Ruby City
Linda Pace - philanthropist, artist-in-her-own-right, and champion for art in San Antonio - had a vision for an art repository that would house her permanent collection. Its origin story begins in 2007 with a literal dream, “a sparkling, crimson building” that she sketched upon waking.
Pace’s vision was more a city, a collection of turrets and tonal reds, than a singular building. The museum’s design by David Adjaye and Adjaye Associates (with local Alamo Architects as the associate architect) interprets the fundamental physical characteristics and feel of the dream-sketch - multiple faceted forms with colorful, light driven highlights - into a building that is sculptural and form-driven, and is as evocative as the contemporary art housed inside. Pace, who passed in 2007, and her organization realized the critical importance of architecture’s role in both housing art and as an expression of art.
I visited on a bright, Texas November afternoon. One of the things that I wanted to do do during my maternity leave was to visit and revisit new and old cultural institutions in San Antonio, so my husband and I bundled up our 4-week old son to walk the grounds, take in the art, and experience one of the most heralded pieces of architecture completed in 2019.
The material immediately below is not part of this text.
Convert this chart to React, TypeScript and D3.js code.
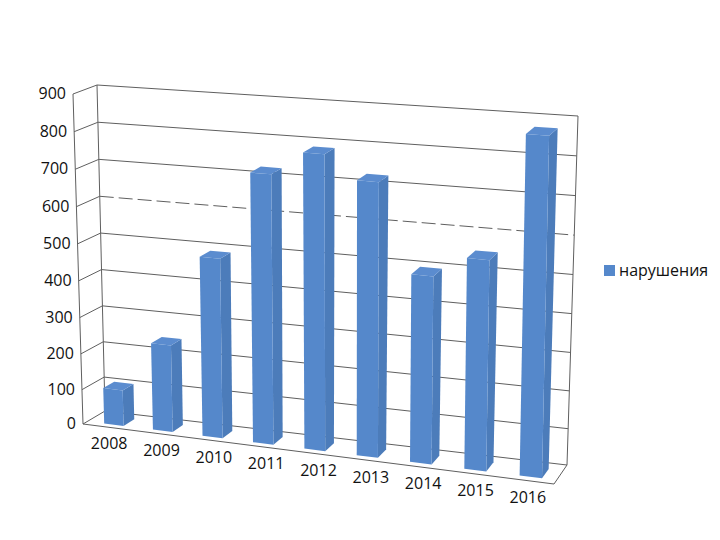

There are multiple ways to approach and analyze Ruby City. It is located to the immediate south of downtown but inside of I-10 on a portion of the urban core that is not quite close enough to Southtown and it’s gentrification but also not quite a residential area or an industrial area or a canal area, although it is adjacent to each of those typologies; older homes, nearby apartments, a post office, warehouses, motels, and a yet-to-be-developed portion of San Pedro Creek, still encased in concrete and more drainage ditch than creek (as is typical of the majority of this downtown water feature, and what has spurred major redevelopment and reinvention of the creek), all exist nearby. Asphalt parking lots with postal delivery trucks, wire mesh fences, towering utility poles, and thick electrical lines visually define the immediate area. One pole even encroaches on the Ruby City campus, complete with posted signage; it is as if it is a contemporary art piece. The museum / gallery is a short block away from the Pace Foundation studios, lofts, and art garden. Architecture tours wander out of the museum. Parking is found along the street, with oddly tall curbs and limited sidewalks.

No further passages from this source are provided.